Determine the number of lines in these entries that hold the word "this". Give the number and nothing more.

_EXCERPTED DATA_.
● ● ● ●

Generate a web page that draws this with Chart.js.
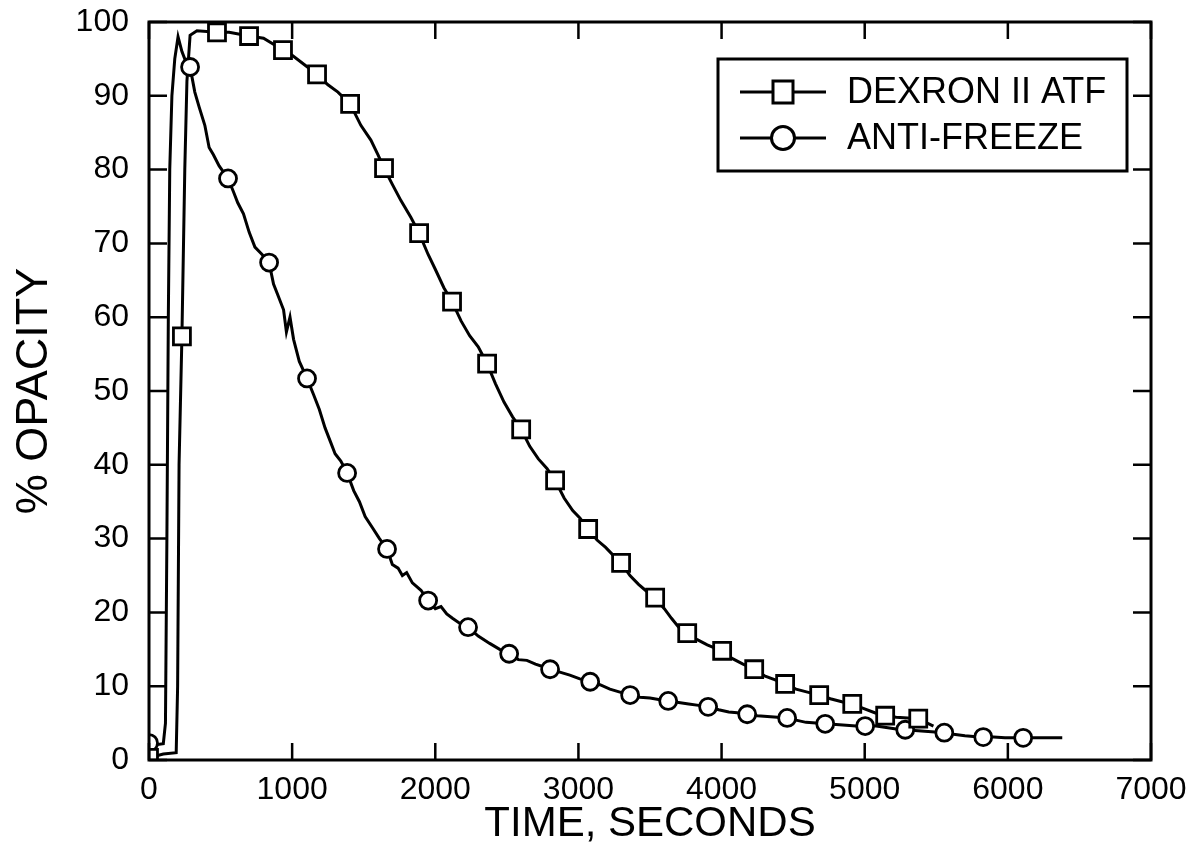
<!DOCTYPE html>
<html>
<head>
<meta charset="utf-8">
<script src="https://cdn.jsdelivr.net/npm/chart.js@4.4.0/dist/chart.umd.min.js"></script>
<style>
html,body{margin:0;padding:0;background:#fff;}
#wrap{width:1195px;height:856px;}
</style>
</head>
<body>
<div id="wrap"><canvas id="opacitychart" width="1195" height="856"></canvas></div>
<script>
// (time in seconds, % opacity)
const dexronTime=[0,100,190,200,210,230,250,265,287,335,475,560,699,800,936,1000,1100,1174,1250,1320,1405,1480,1550,1600,1642,1700,1760,1830,1887,1950,2000,2060,2117,2180,2240,2300,2362,2420,2480,2540,2600,2660,2720,2780,2837,2900,2960,3010,3068,3130,3190,3240,3298,3360,3420,3480,3536,3600,3650,3700,3760,3830,3900,3950,4004,4070,4150,4228,4300,4370,4444,4520,4600,4682,4760,4840,4913,4990,5070,5143,5220,5300,5374,5480];
const dexronOpacity=[0.3,0.8,1,10,40,57.4,80,92,98.2,98.8,98.6,98.6,98.1,97.8,96.2,95.5,94,92.9,91.5,90.5,88.9,86,84,82,80.2,78,75.8,73.5,71.4,68.5,66.5,64,62.1,59.5,57.5,56,53.7,51,48.5,46.5,44.8,42.5,40.8,39.5,37.9,35.5,33.8,32.8,31.3,29.8,28.8,27.8,26.7,25,23.8,22.8,22,20.5,19.2,18,17.2,16.3,15.6,15.2,14.8,13.8,13,12.3,11.4,10.9,10.3,9.6,9.2,8.8,8.3,7.9,7.6,7,6.4,6,5.8,5.7,5.6,4.6];
const dexronMarkTime=[0,230,475,699,936,1174,1405,1642,1887,2117,2362,2600,2837,3068,3298,3536,3760,4004,4228,4444,4682,4913,5143,5374];
const dexronMarkOpacity=[0.3,57.4,98.6,98.1,96.2,92.9,88.9,80.2,71.4,62.1,53.7,44.8,37.9,31.3,26.7,22,17.2,14.8,12.3,10.3,8.8,7.6,6,5.6];

const freezeTime=[0,60,100,115,125,135,145,160,180,203,230,260,287,320,350,390,420,450,490,552,590,620,660,700,740,790,839,870,900,940,960,985,1010,1050,1104,1150,1190,1230,1270,1300,1340,1384,1430,1470,1510,1560,1610,1663,1700,1740,1770,1800,1840,1900,1950,2000,2040,2080,2120,2180,2229,2300,2380,2450,2516,2580,2640,2700,2760,2802,2870,2940,3010,3082,3150,3220,3290,3361,3430,3500,3560,3627,3700,3770,3840,3906,3980,4050,4110,4179,4250,4320,4390,4458,4520,4590,4660,4724,4800,4870,4940,5003,5080,5150,5220,5283,5350,5420,5490,5556,5620,5700,5760,5828,5900,5980,6040,6107,6200,6290,6380];
const freezeOpacity=[2.3,2.1,2.2,5,30,60,80,90,95,98,96,94.5,93.9,90.5,88.5,86,83,82,80.5,78.8,77,75.5,74,71.5,69.5,68.5,67.4,64.5,63,61,58,60,57,54,51.7,49.5,47.5,45,43,41.5,40.5,38.9,36.5,35,33,31.5,30,28.6,26.5,26,25,25.4,24,23,21.6,20.5,20.8,19.8,19.2,18.4,18,16.8,15.8,15,14.4,13.6,13.5,13,12.6,12.3,11.9,11.5,11,10.6,10.2,9.6,9.2,8.8,8.5,8.4,8.2,8,7.8,7.6,7.4,7.2,6.8,6.5,6.4,6.2,6,5.9,5.8,5.7,5.4,5.1,5,4.9,4.8,4.7,4.6,4.6,4.6,4.4,4.2,4.1,4,3.9,3.8,3.7,3.5,3.3,3.2,3.1,3.1,3,3,3,3,3,3];
const freezeMarkTime=[0,287,552,839,1104,1384,1663,1950,2229,2516,2802,3082,3361,3627,3906,4179,4458,4724,5003,5283,5556,5828,6107];
const freezeMarkOpacity=[2.3,93.9,78.8,67.4,51.7,38.9,28.6,21.6,18,14.4,12.3,10.6,8.8,8,7.2,6.2,5.7,4.9,4.6,4.1,3.7,3.1,3];

const xTicks=[0,1000,2000,3000,4000,5000,6000,7000];
const yTicks=[0,10,20,30,40,50,60,70,80,90,100];
const seriesNames=["DEXRON II ATF","ANTI-FREEZE"];

function pts(xs,ys){
    return xs.map((x,i)=>({x:x,y:ys[i]}));
}

const FONT="'Liberation Sans', Arial, Helvetica, sans-serif";

// frame, inward ticks, legend box
const framePlugin={
    id:"frame",
    afterDraw(chart){
        const ctx=chart.ctx;
        const a=chart.chartArea;
        const xs=chart.scales.x, ys=chart.scales.y;
        ctx.save();
        ctx.strokeStyle="#000";
        ctx.lineWidth=3;
        ctx.strokeRect(a.left,a.top,a.right-a.left,a.bottom-a.top);
        ctx.lineWidth=2.5;
        ctx.beginPath();
        xTicks.forEach(v=>{
            const px=xs.getPixelForValue(v);
            ctx.moveTo(px,a.bottom); ctx.lineTo(px,a.bottom-17);
            ctx.moveTo(px,a.top); ctx.lineTo(px,a.top+17);
        });
        yTicks.forEach(v=>{
            const py=ys.getPixelForValue(v);
            ctx.moveTo(a.left,py); ctx.lineTo(a.left+18,py);
            ctx.moveTo(a.right,py); ctx.lineTo(a.right-18,py);
        });
        ctx.stroke();

        // legend
        const lx=718, ly=59, lw=409, lh=112;
        ctx.fillStyle="#fff";
        ctx.fillRect(lx,ly,lw,lh);
        ctx.lineWidth=3;
        ctx.strokeRect(lx,ly,lw,lh);
        const rows=[ly+33,ly+79];
        const styles=["rect","circle"];
        rows.forEach((ry,i)=>{
            ctx.lineWidth=3;
            ctx.beginPath();
            ctx.moveTo(lx+22,ry); ctx.lineTo(lx+108,ry);
            ctx.stroke();
            ctx.fillStyle="#fff";
            ctx.beginPath();
            if(styles[i]==="rect"){
                ctx.rect(lx+65-10,ry-11,20,22);
            }else{
                ctx.arc(lx+65,ry,11.5,0,Math.PI*2);
            }
            ctx.fill(); ctx.stroke();
            ctx.fillStyle="#000";
            ctx.font="36px "+FONT;
            ctx.textBaseline="middle";
            ctx.textAlign="left";
            ctx.fillText(seriesNames[i],lx+129,ry+1);
        });
        ctx.restore();
    }
};

function noPad(s){
    s.paddingTop=0; s.paddingBottom=0; s.paddingLeft=0; s.paddingRight=0;
}

const ctx=document.getElementById("opacitychart").getContext("2d");
new Chart(ctx,{
    type:"scatter",
    data:{
        datasets:[
            {label:seriesNames[0]+" marks",data:pts(dexronMarkTime,dexronMarkOpacity),showLine:false,pointStyle:"rect",pointRadius:12,pointBorderWidth:2.8,pointBorderColor:"#000",pointBackgroundColor:"#fff",order:0},
            {label:seriesNames[1]+" marks",data:pts(freezeMarkTime,freezeMarkOpacity),showLine:false,pointStyle:"circle",pointRadius:8.5,pointBorderWidth:2.8,pointBorderColor:"#000",pointBackgroundColor:"#fff",order:0},
            {label:seriesNames[0],data:pts(dexronTime,dexronOpacity),showLine:true,borderColor:"#000",borderWidth:3,pointRadius:0,tension:0,order:1},
            {label:seriesNames[1],data:pts(freezeTime,freezeOpacity),showLine:true,borderColor:"#000",borderWidth:3,pointRadius:0,tension:0,order:1}
        ]
    },
    options:{
        responsive:false,
        animation:false,
        layout:{padding:{left:0,right:44,top:22,bottom:0}},
        plugins:{legend:{display:false},tooltip:{enabled:false}},
        scales:{
            x:{
                type:"linear",min:0,max:7000,
                afterBuildTicks(s){s.ticks=xTicks.map(v=>({value:v}));},
                afterFit(s){s.height=96; noPad(s);},
                grid:{display:false,drawTicks:false},
                border:{display:false},
                ticks:{color:"#000",font:{family:FONT,size:32},padding:11,maxRotation:0,autoSkip:false,callback:v=>String(v)},
                title:{display:true,text:"TIME, SECONDS",color:"#000",font:{family:FONT,size:42},padding:{top:0,bottom:6}}
            },
            y:{
                type:"linear",min:0,max:100,
                afterBuildTicks(s){s.ticks=yTicks.map(v=>({value:v}));},
                afterFit(s){s.width=149; noPad(s);},
                grid:{display:false,drawTicks:false},
                border:{display:false},
                ticks:{color:"#000",font:{family:FONT,size:32},padding:20,autoSkip:false,callback:v=>String(v)},
                title:{display:true,text:"% OPACITY",color:"#000",font:{family:FONT,size:45},padding:{top:8,bottom:0}}
            }
        }
    },
    plugins:[framePlugin]
});
</script>
</body>
</html>
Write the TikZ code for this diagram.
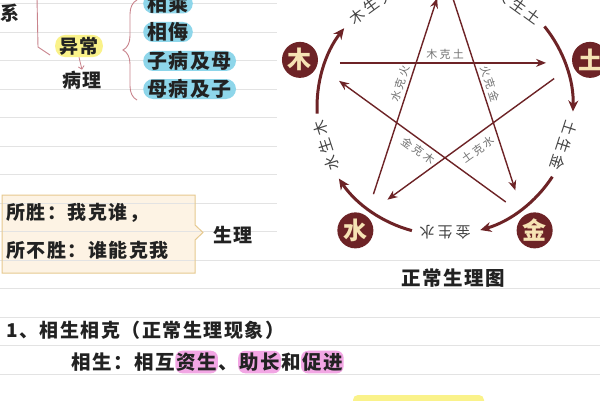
\documentclass[tikz,border=0pt]{standalone}
\usepackage{fontspec}
\usetikzlibrary{positioning,calc,arrows.meta,decorations.pathreplacing}
\newfontfamily\hei{Noto Sans CJK SC}[LetterSpace=8]
\newfontfamily\heiw{Noto Sans CJK SC}[LetterSpace=20]

\definecolor{maroon}{HTML}{6D2326}
\definecolor{cream}{HTML}{F6E3B4}
\definecolor{pinkline}{HTML}{C9838C}
\definecolor{hlyellow}{HTML}{FAF28A}
\definecolor{pillblue}{HTML}{8ED6EA}
\definecolor{boxfill}{HTML}{FDF3E4}
\definecolor{boxline}{HTML}{E6C98F}
\definecolor{hlpink}{HTML}{F2A6E4}
\definecolor{ink}{HTML}{222222}

\tikzset{
  rule/.style={gray!22, line width=.8pt},
  hand/.style={text=ink, inner sep=1pt, font={\hei\bfseries\fontsize{19}{20}\selectfont}},
  pill/.style={hand, fill=pillblue, rounded corners=10pt, minimum height=20pt,
    inner xsep=4pt, inner ysep=0pt, font={\hei\bfseries\fontsize{20}{20}\selectfont}},
  hl/.style={fill=hlpink, rounded corners=7pt, inner xsep=1pt, inner ysep=2pt},
  elem/.style={circle, fill=maroon, text=cream, minimum size=36pt, inner sep=0pt,
    font={\hei\bfseries\fontsize{24}{24}\selectfont}},
  sheng/.style={maroon, line width=3pt, -{Stealth[length=11pt,width=10pt]}},
  ke/.style={maroon, line width=1.4pt, -{Stealth[length=10pt,width=8pt]}},
  shenglbl/.style={text=ink!85, inner sep=1pt, font={\heiw\fontsize{15}{15}\selectfont}},
  kelbl/.style={text=gray!90!black, inner sep=1pt, font={\heiw\fontsize{11}{11}\selectfont}},
}

\begin{document}
\begin{tikzpicture}[x=1pt,y=1pt]
\useasboundingbox (0,0) rectangle (600,400);
\fill[white] (0,0) rectangle (600,400);

% box behind the ruled lines
\fill[boxfill] (2,205) -- (195,205) -- (195,175) -- (203,167.5) -- (195,160)
  -- (195,127) -- (2,127) -- cycle;

% ruled paper
\foreach \k in {0,...,13}{
  \pgfmathsetmacro\yy{396.5-28.5*\k}
  \ifnum\k<9
    \draw[rule] (0,\yy) -- (277,\yy);
  \else
    \draw[rule] (0,\yy) -- (600,\yy);
  \fi
}

\draw[boxline, line width=1pt] (2,205) -- (195,205) -- (195,175) -- (203,167.5) -- (195,160)
  -- (195,127) -- (2,127) -- cycle;

% left column
\node[hand] (xi) at (10,387) {系};
\draw[pinkline, line width=.9pt] (37,402) -- (38,353) -- (50,345);
\node[hand, fill=hlyellow, rounded corners=10pt, inner xsep=4pt, inner ysep=2pt] (yichang) at (79,354) {异常};
\node[hand] (bingli) at (82,320) {病理};
\draw[pinkline, line width=.8pt, -{Straight Barb[length=3pt]}] (yichang.south) -- (bingli.north);
\draw[pinkline, line width=.9pt, decorate, decoration={brace, amplitude=14pt}] (137,300) -- (137,400);

\node[pill, anchor=west] (xiangcheng) at (143,396.5) {相乘};
\node[pill, anchor=west] (xiangwu) at (143,368) {相侮};
\node[pill, anchor=west] (zibing) at (143,339) {子病及母};
\node[pill, anchor=west] (mubing) at (143,311) {母病及子};

\node[hand, anchor=west] (suosheng) at (5,187) {所胜：我克谁，};
\node[hand, anchor=west] (suobusheng) at (5,150) {所不胜：谁能克我};
\node[hand] (shengli) at (233,165) {生理};

% five elements
\coordinate (O) at (445,293);
\foreach \a/\n/\t in {162/mu/木, 90/huo/火, 18/tu/土, -54/jin/金, 234/shui/水}
  \path (O) ++(\a:152.5) node[elem] (\n) {\t};

% sheng cycle
\foreach \a in {162,90,18,-54,234}
  \draw[sheng] (O) ++(\a+21:128) arc[start angle=\a+21, end angle=\a-20, radius=128];
\foreach \a/\n/\t in {126/muhuo/木生火, 54/huotu/火生土, -18/tujin/土生金, -90/jinshui/金生水, 198/shuimu/水生木}
  \path (O) ++(\a:125) node[shenglbl, rotate=\a-90] (\n) {\t};

% ke cycle
\draw[ke] ($(mu)!40pt!(tu)!3pt!-90:(tu)$) -- node[kelbl, sloped, above=2pt, pos=.51] (mukt) {木克土}
  ($(tu)!44pt!(mu)!3pt!90:(mu)$);
\draw[ke] ($(tu)!40pt!(shui)!6pt!-90:(shui)$) -- node[kelbl, sloped, below=6pt, pos=.5] (tuks) {土克水}
  ($(shui)!44pt!(tu)!6pt!90:(tu)$);
\draw[ke] ($(shui)!40pt!(huo)!6pt!-90:(huo)$) -- node[kelbl, sloped, above=2pt, pos=.55] (shuikh) {水克火}
  ($(huo)!44pt!(shui)!6pt!90:(shui)$);
\draw[ke] ($(huo)!40pt!(jin)!6pt!-90:(jin)$) -- node[kelbl, sloped, above=2pt, pos=.47] (huokj) {火克金}
  ($(jin)!44pt!(huo)!6pt!90:(huo)$);
\draw[ke] ($(jin)!40pt!(mu)!6pt!-90:(mu)$) -- node[kelbl, sloped, below=3pt, pos=.49] (jinkm) {金克木}
  ($(mu)!44pt!(jin)!6pt!90:(jin)$);

\node[hand, font={\hei\bfseries\fontsize{19.5}{20}\selectfont}] (caption) at (453,122) {正常生理图};

% bottom lines
\node[hand, anchor=west, font={\hei\bfseries\fontsize{19}{20}\selectfont}] (title) at (5,70) {1、相生相克（正常生理现象）};
\begin{scope}[every node/.style={hand, inner xsep=0pt, font={\hei\bfseries\fontsize{19.5}{20}\selectfont}}]
\node[anchor=west] (xs1) at (71,38) {相生：相互};
\node[hl, base right=0pt of xs1] (xs2) {资生};
\node[base right=0pt of xs2] (xs3) {、};
\node[hl, base right=0pt of xs3] (xs4) {助长};
\node[base right=0pt of xs4] (xs5) {和};
\node[hl, base right=0pt of xs5] (xs6) {促进};
\end{scope}
\fill[hlyellow, rounded corners=5pt] (353,-12) rectangle (484,5);

\end{tikzpicture}
\end{document}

● ● ● ●

_ANSWER BELOW_. 2